La notion d’écart permet de penser ces enjeux. L’écart vient contrarier l’effectivité et le pré-visible. C’est une tension contre les neutralisations de la reconnaissance du connu. L’écart instaure une forme d’im-prévisible au sein de l’image. Le préfixe im- vient contrarier le prévisible c’est-à-dire ce qui est vu et su avant même tout regard. Pour tenter de cerner cet im-prévisible comme forme d’écart, avançons l’idée de l’entrevu/e qu’il faut comprendre comme une tension dialectique. L’entrevu/e est un aperçu, une expérience fragmentée qui se répète. Voir, c’est toujours revoir c’est-à-dire transformer l’expérience du voir et même du déjà-vu, non pas en reconnaissance, mais en connaissance. C’est dans cette expérience que l’entrevu devient entrevue c’est-à-dire dialogue et interrogation, posant ainsi un enjeu critique.

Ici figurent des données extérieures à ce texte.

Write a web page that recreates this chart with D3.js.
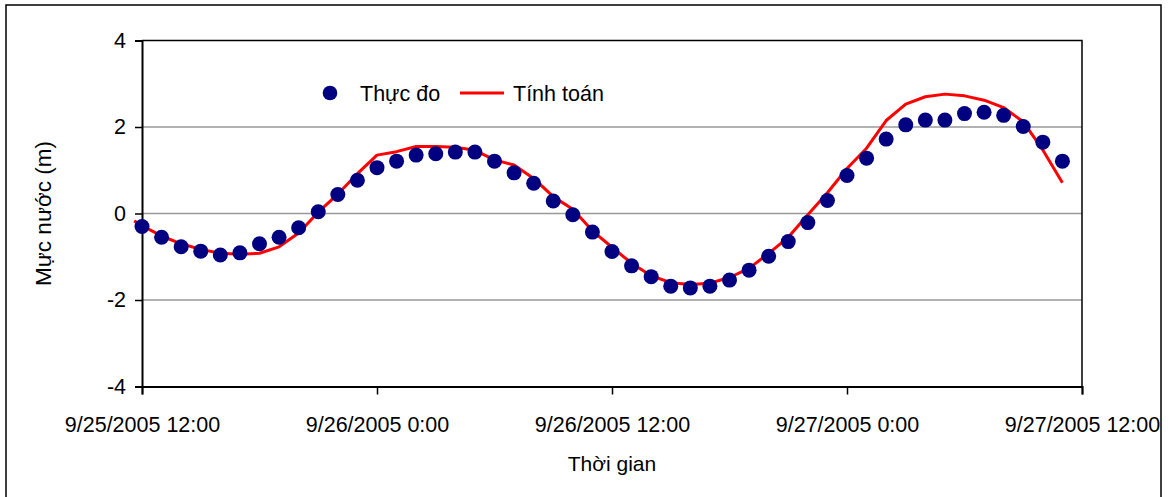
<!DOCTYPE html>
<html>
<head>
<meta charset="utf-8">
<script src="https://cdn.jsdelivr.net/npm/d3@7"></script>
<style>
  html, body { margin: 0; padding: 0; background: #fff; }
  svg { display: block; font-family: "Liberation Sans", Arial, sans-serif; }
</style>
</head>
<body>
<svg id="chart" width="1172" height="497"></svg>
<script>
// Hourly water level, starting 9/25/2005 12:00
const startTime = new Date(2005, 8, 25, 12, 0);

// Measured (Thực đo): one reading per hour, hours 0..47
const measuredHours = [0,1,2,3,4,5,6,7,8,9,10,11,12,13,14,15,16,17,18,19,20,21,22,23,
                       24,25,26,27,28,29,30,31,32,33,34,35,36,37,38,39,40,41,42,43,44,45,46,47];
const measuredLevels = [-0.30,-0.55,-0.77,-0.87,-0.96,-0.91,-0.70,-0.55,-0.33,0.04,0.44,0.77,
                        1.06,1.21,1.35,1.38,1.42,1.42,1.21,0.94,0.70,0.29,-0.03,-0.43,
                        -0.88,-1.21,-1.46,-1.68,-1.72,-1.68,-1.54,-1.31,-0.99,-0.65,-0.21,0.30,
                        0.88,1.28,1.72,2.05,2.16,2.16,2.31,2.34,2.27,2.01,1.65,1.21];

// Computed (Tính toán): model output, hours from the start time
const computedHours = [-0.4,0,1,2,3,4,5,6,7,8,9,10,11,12,13,14,15,16,17,18,19,20,21,22,23,
                       24,25,26,27,28,29,30,31,32,33,34,35,36,37,38,39,40,41,42,43,44,45,46,47];
const computedLevels = [-0.17,-0.28,-0.52,-0.70,-0.83,-0.92,-0.94,-0.92,-0.77,-0.45,0.03,0.45,0.92,
                        1.35,1.43,1.55,1.55,1.53,1.46,1.24,1.12,0.81,0.39,0.10,-0.40,
                        -0.78,-1.15,-1.44,-1.60,-1.64,-1.61,-1.48,-1.27,-0.92,-0.55,-0.03,0.48,
                        1.04,1.51,2.15,2.53,2.70,2.76,2.72,2.62,2.45,2.12,1.47,0.71];

// Axis ticks
const yTicks = [-4, -2, 0, 2, 4];
const yGrid = [-2, 0, 2];
const xTickHours = [0, 12, 24, 36, 48];
const xTickLabels = ["9/25/2005 12:00", "9/26/2005 0:00", "9/26/2005 12:00", "9/27/2005 0:00", "9/27/2005 12:00"];

const seriesNames = ["Thực đo", "Tính toán"];
const axisTitles = { x: "Thời gian", y: "Mực nước (m)" };

const toDate = h => new Date(startTime.getTime() + h * 3600 * 1000);

const svg = d3.select("#chart");
const plot = { left: 142, right: 1082, top: 40.5, bottom: 386.5 };

const x = d3.scaleTime()
  .domain([toDate(0), toDate(48)])
  .range([plot.left, plot.right]);
const y = d3.scaleLinear()
  .domain([-4, 4])
  .range([plot.bottom, plot.top]);

// Outer chart border
svg.append("rect")
  .attr("x", 6).attr("y", 5)
  .attr("width", 1155).attr("height", 500)
  .attr("fill", "#fff").attr("stroke", "#000").attr("stroke-width", 1.5);

// Horizontal gridlines
svg.append("g").selectAll("line").data(yGrid).join("line")
  .attr("x1", plot.left).attr("x2", plot.right)
  .attr("y1", d => y(d)).attr("y2", d => y(d))
  .attr("stroke", "#999").attr("stroke-width", 1.5);

// Plot-area frame (top and right)
svg.append("path")
  .attr("d", `M${plot.left},${plot.top}H${plot.right}V${plot.bottom}`)
  .attr("fill", "none").attr("stroke", "#000").attr("stroke-width", 1.5);

// Y axis
const yAxis = d3.axisLeft(y).tickValues(yTicks).tickSize(7).tickPadding(9)
  .tickFormat(d => String(d));
const gy = svg.append("g").attr("transform", `translate(${plot.left},0)`).call(yAxis);
gy.select(".domain").attr("stroke", "#000").attr("stroke-width", 2);
gy.selectAll(".tick line").attr("stroke", "#000").attr("stroke-width", 1.5);
gy.selectAll(".tick text").attr("font-size", 21.5).attr("fill", "#000")
  .attr("font-family", "Liberation Sans, Arial, sans-serif");

// X axis
const xAxis = d3.axisBottom(x).tickValues(xTickHours.map(toDate)).tickSize(8).tickPadding(22)
  .tickFormat((d, i) => xTickLabels[i]);
const gx = svg.append("g").attr("transform", `translate(0,${plot.bottom})`).call(xAxis);
gx.select(".domain").attr("stroke", "#000").attr("stroke-width", 2);
gx.selectAll(".tick line").attr("stroke", "#000").attr("stroke-width", 1.5);
gx.selectAll(".tick text").attr("font-size", 21.5).attr("fill", "#000")
  .attr("font-family", "Liberation Sans, Arial, sans-serif");

// Axis titles
svg.append("text")
  .attr("x", (plot.left + plot.right) / 2).attr("y", 471)
  .attr("text-anchor", "middle").attr("font-size", 21).attr("fill", "#000")
  .text(axisTitles.x);
svg.append("text")
  .attr("transform", `translate(51,${(plot.top + plot.bottom) / 2}) rotate(-90)`)
  .attr("text-anchor", "middle").attr("font-size", 22.5).attr("fill", "#000")
  .text(axisTitles.y);

// Computed line
const computed = computedHours.map((h, i) => ({ t: toDate(h), v: computedLevels[i] }));
svg.append("path")
  .datum(computed)
  .attr("fill", "none").attr("stroke", "#ff0000").attr("stroke-width", 3)
  .attr("stroke-linejoin", "round")
  .attr("d", d3.line().x(d => x(d.t)).y(d => y(d.v)));

// Measured points
const measured = measuredHours.map((h, i) => ({ t: toDate(h), v: measuredLevels[i] }));
svg.append("g").selectAll("circle").data(measured).join("circle")
  .attr("cx", d => x(d.t)).attr("cy", d => y(d.v)).attr("r", 7.5)
  .attr("fill", "#000080");

// Legend
const legend = svg.append("g");
legend.append("circle").attr("cx", 330).attr("cy", 93).attr("r", 7.3).attr("fill", "#000080");
legend.append("text").attr("x", 360).attr("y", 101).attr("font-size", 21.5).attr("fill", "#000")
  .text(seriesNames[0]);
legend.append("line").attr("x1", 460).attr("x2", 504).attr("y1", 93).attr("y2", 93)
  .attr("stroke", "#ff0000").attr("stroke-width", 3);
legend.append("text").attr("x", 513).attr("y", 101).attr("font-size", 21.5).attr("fill", "#000")
  .text(seriesNames[1]);
</script>
</body>
</html>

Le terme d’écart concentre une possibilité de transformation. L’écart, c’est le moment de bascule qui permet de quitter le flux (la reconnaissance du connu, le toujours-semblable [3]). Il renverse l’évidence de l’image (sa doxologie ludique, ses formes de conciliation, voire même ses postures de transgression comme figure imposée). Poser l’enjeu de l’écart, c’est envisager une brèche à explorer. L’art contemporain agit de la sorte avec le cinéma en questionnant l’image, en posant la possibilité de cet entrevu/e.

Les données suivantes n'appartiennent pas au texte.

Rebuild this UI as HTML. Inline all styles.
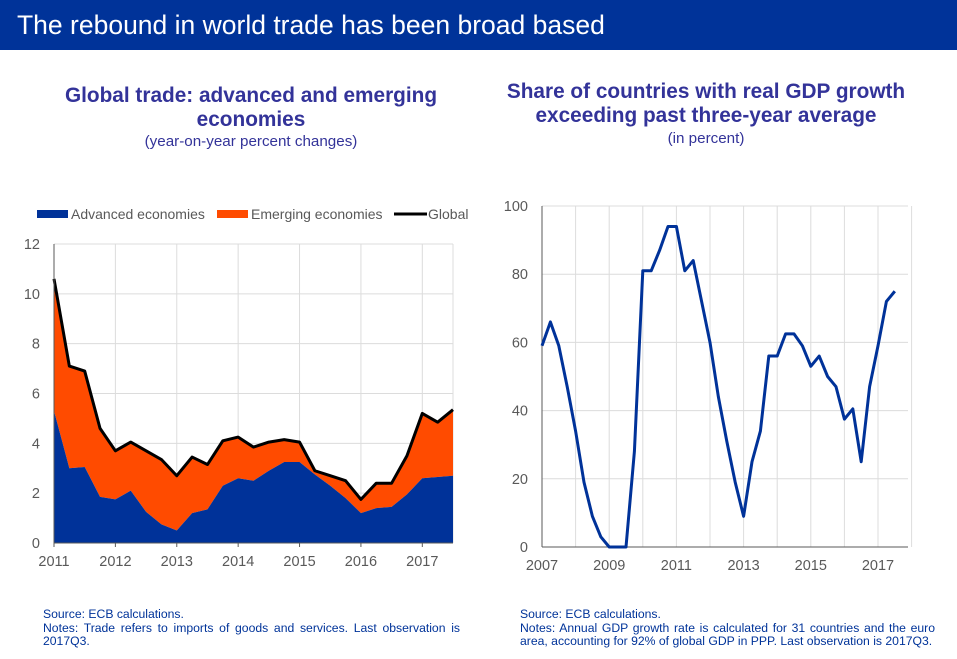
<!DOCTYPE html>
<html><head><meta charset="utf-8">
<style>
body{margin:0;width:957px;height:659px;background:#fff;font-family:"Liberation Sans",sans-serif;overflow:hidden;position:relative}
.bar{position:absolute;left:0;top:0;width:957px;height:50px;background:#003399;color:#fff;font-size:26.5px;line-height:50px;padding-left:17px;box-sizing:border-box}
.t{position:absolute;text-align:center;color:#333399;font-weight:bold;font-size:20.8px;line-height:24px}
.st{position:absolute;text-align:center;color:#333399;font-size:15.2px}
.note{position:absolute;color:#003399;font-size:12.2px;line-height:13.5px;text-align:justify;text-align-last:left}
svg{position:absolute;left:0;top:0}
</style></head><body>
<div class="bar">The rebound in world trade has been broad based</div>
<div class="t" style="left:26px;width:450px;top:84px">Global trade: advanced and emerging<br>economies</div>
<div class="st" style="left:26px;width:450px;top:133px">(year-on-year percent changes)</div>
<div class="t" style="left:476px;width:460px;top:80px">Share of countries with real GDP growth<br>exceeding past three-year average</div>
<div class="st" style="left:476px;width:460px;top:130px">(in percent)</div>
<div class="note" style="left:43px;width:417px;top:608px">Source: ECB calculations.<br>Notes: Trade refers to imports of goods and services. Last observation is 2017Q3.</div>
<div class="note" style="left:520px;width:415px;top:608px">Source: ECB calculations.<br>Notes: Annual GDP growth rate is calculated for 31 countries and the euro area, accounting for 92% of global GDP in PPP. Last observation is 2017Q3.</div>
<svg id="svg" width="957" height="659"></svg>
<script>
const tradeQuarters = 27; // 2011Q1..2017Q3
const globalVals = [10.6,7.1,6.9,4.6,3.7,4.05,3.7,3.35,2.7,3.45,3.15,4.1,4.25,3.85,4.05,4.15,4.05,2.9,2.7,2.5,1.75,2.4,2.4,3.5,5.2,4.85,5.35];
const advancedVals = [5.3,3.0,3.05,1.85,1.75,2.1,1.25,0.75,0.5,1.2,1.35,2.3,2.6,2.5,2.9,3.25,3.25,2.75,2.3,1.8,1.2,1.4,1.45,1.95,2.6,2.65,2.7];
const leftYTicks = [0,2,4,6,8,10,12];
const leftXTicks = ["2011","2012","2013","2014","2015","2016","2017"];
const gdpShare = [59,66,59,47,34,19,9,3,0,0,0,28,81,81,87,94,94,81,84,72,60,44,31,19,9,25,34,56,56,62.5,62.5,59,53,56,50,47,37.5,40.5,25,47,59,72,75];
const rightYTicks = [0,20,40,60,80,100];
const rightXTicks = ["2007","2009","2011","2013","2015","2017"];

const NS="http://www.w3.org/2000/svg", svg=document.getElementById('svg');
function mk(tag,attrs,parent){const e=document.createElementNS(NS,tag);for(const k in attrs)e.setAttribute(k,attrs[k]);(parent||svg).appendChild(e);return e;}

// LEFT chart
const L={x0:54,x1:453,y0:543,y1:244};
const lx=i=>L.x0+i*(L.x1-L.x0)/(tradeQuarters-1);
const ly=v=>L.y0-v*(L.y0-L.y1)/12;
leftYTicks.forEach(v=>{
  const g=mk('line',{x1:L.x0,x2:L.x1,y1:ly(v),y2:ly(v),stroke:'#dcdcdc','stroke-width':1});
  
  
  const t=mk('text',{x:40,y:ly(v)+5,'text-anchor':'end','font-size':14.5,fill:'#595959','font-family':'Liberation Sans'});
  t.textContent=v;
  
  
});
leftXTicks.forEach((lab,k)=>{
  const x=lx(k*4);
  const g=mk('line',{x1:x,x2:x,y1:L.y1,y2:L.y0,stroke:'#dcdcdc','stroke-width':1});
  
  
  const tk=mk('line',{x1:x,x2:x,y1:L.y0,y2:L.y0+4,stroke:'#595959'});
  
  
  const t=mk('text',{x:x,y:566,'text-anchor':'middle','font-size':14.5,fill:'#595959','font-family':'Liberation Sans'});
  t.textContent=lab;
  
  
});
mk('line',{x1:L.x1,x2:L.x1,y1:L.y1,y2:L.y0,stroke:'#dcdcdc'});
let eP='', aP='';
globalVals.forEach((v,i)=>{eP+=(i?'L':'M')+lx(i)+','+ly(v);});
for(let i=tradeQuarters-1;i>=0;i--)eP+='L'+lx(i)+','+ly(advancedVals[i]);
const em=mk('path',{d:eP+'Z',fill:'#ff4b00'});


advancedVals.forEach((v,i)=>{aP+=(i?'L':'M')+lx(i)+','+ly(v);});
aP+='L'+lx(tradeQuarters-1)+','+L.y0+'L'+L.x0+','+L.y0+'Z';
const ad=mk('path',{d:aP,fill:'#003299'});


let gP='';globalVals.forEach((v,i)=>{gP+=(i?'L':'M')+lx(i)+','+ly(v);});
const gl=mk('path',{d:gP,fill:'none',stroke:'#000','stroke-width':3,'stroke-linejoin':'round'});


mk('line',{x1:L.x0,x2:L.x0,y1:L.y1,y2:L.y0,stroke:'#595959'});
mk('line',{x1:L.x0,x2:L.x1,y1:L.y0,y2:L.y0,stroke:'#595959'});
// legend
const leg=[['rect',37,'#003299','Advanced economies',71],['rect',217,'#ff4b00','Emerging economies',251],['line',394,'#000','Global',428]];
leg.forEach(l=>{
  let m;
  if(l[0]==='rect') m=mk('rect',{x:l[1],y:210,width:31,height:8,fill:l[2]});
  else m=mk('line',{x1:l[1],x2:l[1]+33,y1:214,y2:214,stroke:'#000','stroke-width':3});
  
  
  const t=mk('text',{x:l[4],y:219,'font-size':14,fill:'#595959','font-family':'Liberation Sans'});
  t.textContent=l[3];
  
  
});

// RIGHT chart
const R={x0:542,x1:908,y0:547,y1:206,perYear:33.6};
const rx=i=>R.x0+i*R.perYear/4;
const ry=v=>R.y0-v*(R.y0-R.y1)/100;
rightYTicks.forEach(v=>{
  const g=mk('line',{x1:R.x0,x2:R.x1,y1:ry(v),y2:ry(v),stroke:'#dcdcdc'});
  
  
  const t=mk('text',{x:528,y:ry(v)+5,'text-anchor':'end','font-size':14.5,fill:'#595959','font-family':'Liberation Sans'});
  t.textContent=v;
  
  
});
for(let y=0;y<=11;y++){
  const x=R.x0+y*R.perYear;
  const g=mk('line',{x1:x,x2:x,y1:R.y1,y2:R.y0,stroke:'#dcdcdc'});
  
  
}
rightXTicks.forEach((lab,k)=>{
  const x=R.x0+k*2*R.perYear;
  const t=mk('text',{x:x,y:570,'text-anchor':'middle','font-size':14.5,fill:'#595959','font-family':'Liberation Sans'});
  t.textContent=lab;
  
  
});
mk('line',{x1:R.x0,x2:R.x0,y1:R.y1,y2:R.y0,stroke:'#595959'});
mk('line',{x1:R.x0,x2:R.x1,y1:R.y0,y2:R.y0,stroke:'#595959'});
let rP='';gdpShare.forEach((v,i)=>{rP+=(i?'L':'M')+rx(i)+','+ry(v);});
const rl=mk('path',{d:rP,fill:'none',stroke:'#003299','stroke-width':3,'stroke-linejoin':'round'});


</script>
</body></html>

Nous concentrerons le propos sur un moment précis de l’art contemporain ouvrant un dialogue particulier avec le cinéma. En le bornant entre 1993 et 2001 [4], nous nous pencherons sur quelques œuvres de Pierre Huyghe de cette période, à savoir Blanche-Neige Lucie (1997), L’Ellipse (1998), et The Third Memory (2000) [5].

L’écart de l’image pose d’abord l’autre en soi de l’image c’est-à-dire cette part autre que l’image contient en elle, au creux d’elle-même et qui renverse l’effectivité, décadre le sens et pose un enjeu esthétique (un contenu de vérité). Il s’agit de rendre compte de l’autre de l’image contre l’imagerie. C’est donc déborder le déjà-vu, tisser des liens par la tension d’un manque et rendre possible une signification. L’écart de l’image pose également une question temporelle et spatiale. Le temps devient claudiquant et l’espace ne s’installe jamais – l’installation ne s’installe pas mais travaille la bordure. Enfin, l’écart de l’image interroge la culture (et le culturel) en posant une résistance critique face aux programmations et au toujours-semblable structurant généralement l’industrie culturelle.

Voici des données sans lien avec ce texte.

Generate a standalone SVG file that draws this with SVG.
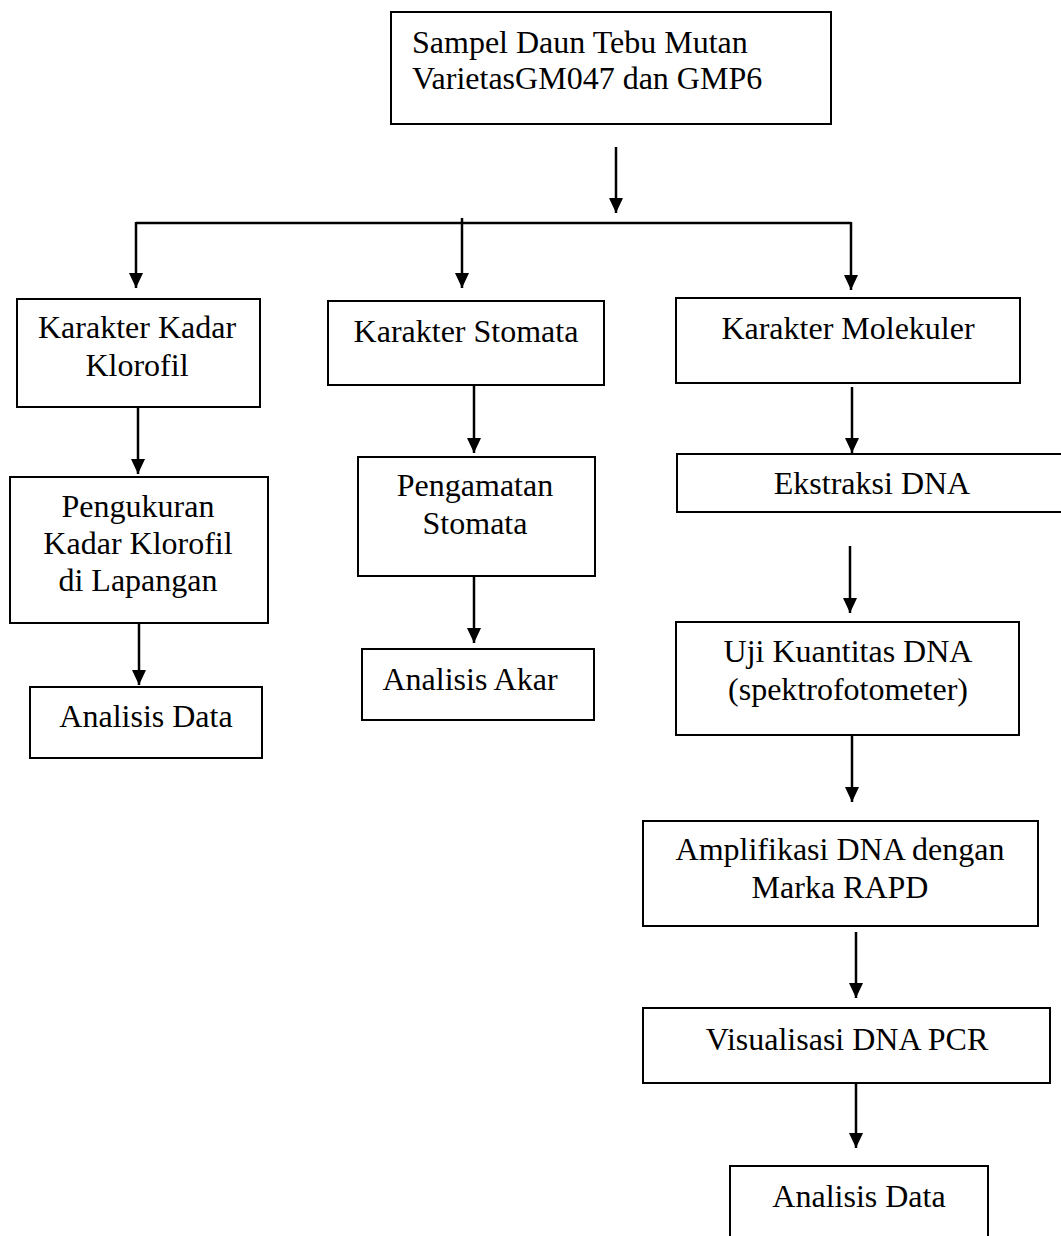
<svg xmlns="http://www.w3.org/2000/svg" width="1061" height="1236" viewBox="0 0 1061 1236">
<style>
.box{fill:#fff;stroke:#000;stroke-width:2}
.t{font-family:"Liberation Serif","Times New Roman",serif;font-size:32px;fill:#000}
.c{text-anchor:middle}
.ln{stroke:#000;stroke-width:2.5;fill:none}
</style>
<defs>
<marker id="ah" markerUnits="userSpaceOnUse" markerWidth="16" markerHeight="16" viewBox="0 0 16 16" refX="15" refY="7.5" orient="auto">
<path d="M0,0.5 L15,7.5 L0,14.5 z" fill="#000"/>
</marker>
</defs>
<rect width="1061" height="1236" fill="#fff"/>
<g id="connectors">
<line class="ln" x1="136" y1="223" x2="851" y2="223"/>
<line class="ln" x1="616" y1="147" x2="616" y2="213" marker-end="url(#ah)"/>
<line class="ln" x1="136" y1="222" x2="136" y2="288" marker-end="url(#ah)"/>
<line class="ln" x1="462" y1="218" x2="462" y2="288" marker-end="url(#ah)"/>
<line class="ln" x1="851" y1="222" x2="851" y2="290" marker-end="url(#ah)"/>
<line class="ln" x1="138" y1="407" x2="138" y2="474" marker-end="url(#ah)"/>
<line class="ln" x1="474" y1="385" x2="474" y2="453" marker-end="url(#ah)"/>
<line class="ln" x1="852" y1="387" x2="852" y2="453" marker-end="url(#ah)"/>
<line class="ln" x1="139" y1="623" x2="139" y2="685" marker-end="url(#ah)"/>
<line class="ln" x1="474" y1="576" x2="474" y2="643" marker-end="url(#ah)"/>
<line class="ln" x1="850" y1="546" x2="850" y2="613" marker-end="url(#ah)"/>
<line class="ln" x1="852" y1="735" x2="852" y2="802" marker-end="url(#ah)"/>
<line class="ln" x1="856" y1="932" x2="856" y2="998" marker-end="url(#ah)"/>
<line class="ln" x1="856" y1="1083" x2="856" y2="1148" marker-end="url(#ah)"/>
</g>
<g id="n-sampel">
<rect class="box" x="391" y="12" width="440" height="112"/>
<text class="t" x="412" y="53">Sampel Daun Tebu Mutan</text>
<text class="t" x="412" y="89">VarietasGM047 dan GMP6</text>
</g>
<g id="n-klorofil">
<rect class="box" x="17" y="299" width="243" height="108"/>
<text class="t c" x="137" y="338">Karakter Kadar</text>
<text class="t c" x="137" y="376">Klorofil</text>
</g>
<g id="n-stomata">
<rect class="box" x="328" y="301" width="276" height="84"/>
<text class="t c" x="466" y="342">Karakter Stomata</text>
</g>
<g id="n-molekuler">
<rect class="box" x="676" y="298" width="344" height="85"/>
<text class="t c" x="848" y="339">Karakter Molekuler</text>
</g>
<g id="n-pengukuran">
<rect class="box" x="10" y="477" width="258" height="146"/>
<text class="t c" x="138" y="517">Pengukuran</text>
<text class="t c" x="138" y="554">Kadar Klorofil</text>
<text class="t c" x="138" y="591">di Lapangan</text>
</g>
<g id="n-pengamatan">
<rect class="box" x="358" y="457" width="237" height="119"/>
<text class="t c" x="475" y="496">Pengamatan</text>
<text class="t c" x="475" y="534">Stomata</text>
</g>
<g id="n-analisis-data-1">
<rect class="box" x="30" y="687" width="232" height="71"/>
<text class="t c" x="146" y="727">Analisis Data</text>
</g>
<g id="n-analisis-akar">
<rect class="box" x="362" y="649" width="232" height="71"/>
<text class="t c" x="470" y="690">Analisis Akar</text>
</g>
<g id="n-ekstraksi">
<rect class="box" x="677" y="454" width="390" height="58"/>
<text class="t c" x="872" y="494">Ekstraksi DNA</text>
</g>
<g id="n-uji">
<rect class="box" x="676" y="622" width="343" height="113"/>
<text class="t c" x="848" y="662">Uji Kuantitas DNA</text>
<text class="t c" x="848" y="700">(spektrofotometer)</text>
</g>
<g id="n-amplifikasi">
<rect class="box" x="643" y="821" width="395" height="105"/>
<text class="t c" x="840" y="860">Amplifikasi DNA dengan</text>
<text class="t c" x="840" y="898">Marka RAPD</text>
</g>
<g id="n-visualisasi">
<rect class="box" x="643" y="1008" width="407" height="75"/>
<text class="t c" x="847" y="1050">Visualisasi DNA PCR</text>
</g>
<g id="n-analisis-data-2">
<rect class="box" x="730" y="1166" width="258" height="80"/>
<text class="t c" x="859" y="1207">Analisis Data</text>
</g>
</svg>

L’écart est une mise à distance entre deux grandeurs, entre deux valeurs. C’est une pratique de l’entaille et de l’incision, une ouverture qui sépare, une forme de la disjonction et de l’espacement. C’est une question de bordure interrogeant et déplaçant les lignes de partage. L’écart est donc un point de bifurcation qui vient dérégler les règles et contraindre au déplacement. Ce déplacement est un éloignement de la norme.

Dans la norme grammaticale, l’écart devient une faute, une erreur. De même en linguistique, on désigne l’écart par le mot ellipse [6] c’est-à-dire l’omission d’un ou plusieurs éléments dans une séquence narrative. Mais l’écart est surtout une autre manière d’envisager un débordement. C’est ce qui vient déplacer les limites, les compliquer et les interroger. Jacques Derrida problématise cette question de la bordure en terme de limitrophie : « il s’agira de ce qui pousse et croît à la limite, autour de la limite, en s’entretenant de la limite, (…) de ce qui nourrit la limite, la génère, l’élève et la complique. Tout ce que je dirai ne consistera surtout pas à effacer la limite, mais à multiplier ses figures, à compliquer, épaissir, délinéariser, plier, diviser la ligne justement en la faisant croître et multiplier. » [7]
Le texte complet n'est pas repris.